Reflections on the SNA Program – Part One

How We Engage People

 

First in a 50th anniversary story series highlighting the past supervisors of Minnesota Scientific and Natural Areas. Look for part two of this story in the summer issue of Nature Notes.

Peggy Booth (SNA Program Supervisor 2007-2017)

 

Rare creatures. Rare places. How do we truly protect them in perpetuity?


Answering this is the heart of the Scientific and Natural Area (SNA) program. Three primary themes dominated the 10+ years of my tenure as supervisor of the SNA program – how we engage people with SNAs, how we prioritize what places we protect, and how we care for those places. Under my supervision, we made significant accomplishments in each of these three areas, yet formidable challenges remain. Part one of my reflections concerns public engagement and part two is about care and prioritization of natural areas.


PART ONE
Do people have to visit natural areas to love and understand them? Or instead, does seeing them virtually engender appreciation and support for them? How important is it to experience firsthand our natural areas?


I remember vividly one foggy summer morning being on the high point of the Prairie Sky unit of Cottonwood River Prairie SNA. The mists felt cool on my face. I had waded through the damp prairie grass, yet for all I could see from this high point, I might have been in the musical “Brigadoon,” standing in the Scottish countryside. I could see nothing familiar. I viscerally felt the sense of being away from the everyday world and could imagine the prairie and fog extending around me forever.


I also remember clambering up the rocky promontory adjoining Iona’s Beach SNA one morning when Lake Superior was uncharacteristically glass like.
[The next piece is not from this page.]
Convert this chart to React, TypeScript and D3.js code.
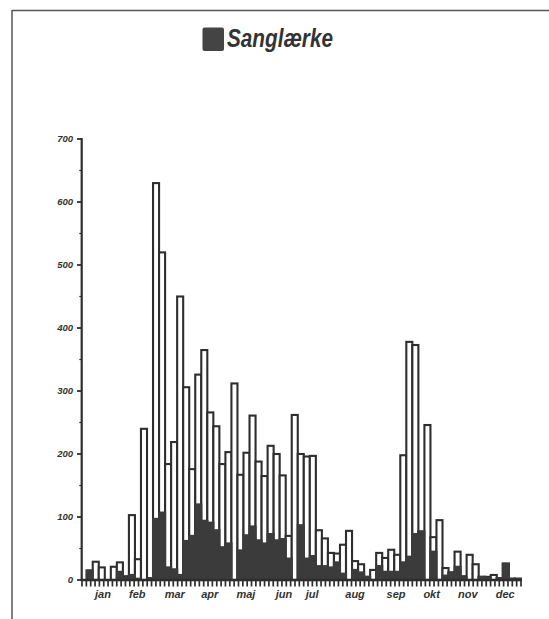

I could peer over the edge and see deep, deep down into the calm water. The place was absolutely silent and still. Two days later, when I came back to the very same spot, I was instead getting drenched from the now turbulent inland sea. Its huge breakers were tossing Iona’s pink rhyolite cobbles with their signature clinking musical tones. And it seemed that the force of the wind was blowing through me, stripping away all my thoughts, leaving but my awareness of the power of the place.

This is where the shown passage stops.